The study of the origins and evolution of words is called etymology, and it is through this study that we know many terms we use today have their roots in death. For instance, "mortal," "morgue," and even "mortgage" derive from the Latin "mort," meaning death (via Word Reference). Mortgage comes from 14th century Europe and means "dead pledge," because when you paid off your property (or if you failed to make payments) the agreement ended for good (via Online Etymology Dictionary).
Deadline, however, is a much younger term that originated during the American Civil War.
The prisoner's dilemma
Civil War soldiers who were taken prisoner were kept under control with a "dead line." According to Merriam-Webster, a line was marked on the ground around makeshift prisons, and anyone who crossed it would be shot. The line came in the form of ditches, fences, or other markers that were not intended to be serious physical barriers to escape. If one lacked high, impenetrable walls after battles where enemy soldiers were captured, a dead line would have to do.

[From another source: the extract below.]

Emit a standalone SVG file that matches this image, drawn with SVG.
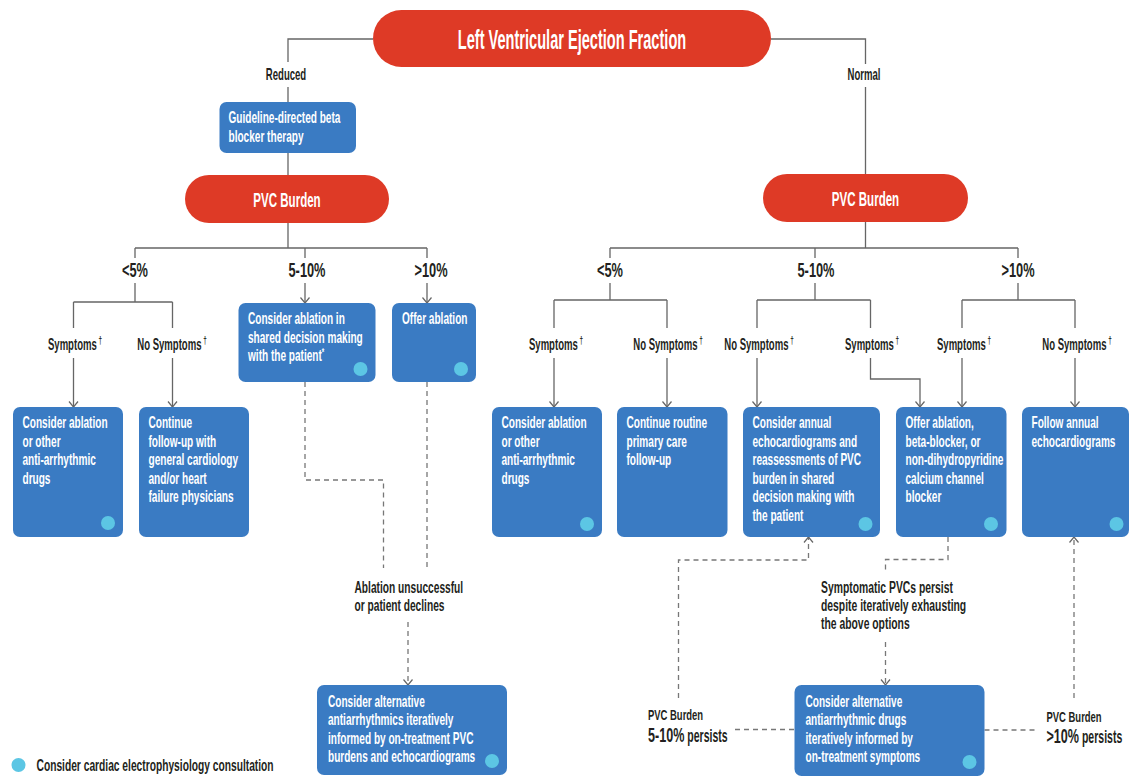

"Before noon we were turned into the pen which is merely enclosed by a ditch and the dirt taken from the ditch thrown up on the outside, making a sort of breastwork," captured soldier Robert Ransom wrote in 1863, according to Merriam-Webster. "The ditch serves as a dead line, and no prisoners must go near the ditch." Some crossed the dead line in attempts to escape, but others did so as a means of suicide, unable to bear the horrific conditions in some camps. The trial of a Confederate leader from the infamous prison at Andersonville, Georgia, whose deadlines were either boards on the ground or simply imaginary lines, did much to popularize the term (via Mental Floss). But when did deadline come to have its modern connotation?
From war to the newsroom
The Online Etymology Dictionary says that by 1920, deadline was used in newsrooms in the manner most are familiar with today. This is interesting, because news reports in 1864 played a role in disseminating the term to the public, usually in stories about the Andersonville, Georgia, prison (via Merriam-Webster). The precise details of how the word came to be used as it is today cannot be known, but it's easy enough to imagine. The press needs its stories by a certain time to go to print, a hard stop, and one can envision an editor or writer somewhere joking that anyone who crossed that line, who was late with a story, would be shot. After this new term for due date (or time) took root in newsrooms, it spread to schools, businesses, and everywhere else.
Deadlines today may not provoke the same fear and submission that comes from potentially being gunned down, but they do create stress that reduces procrastination and supercharges performance (via The Guardian).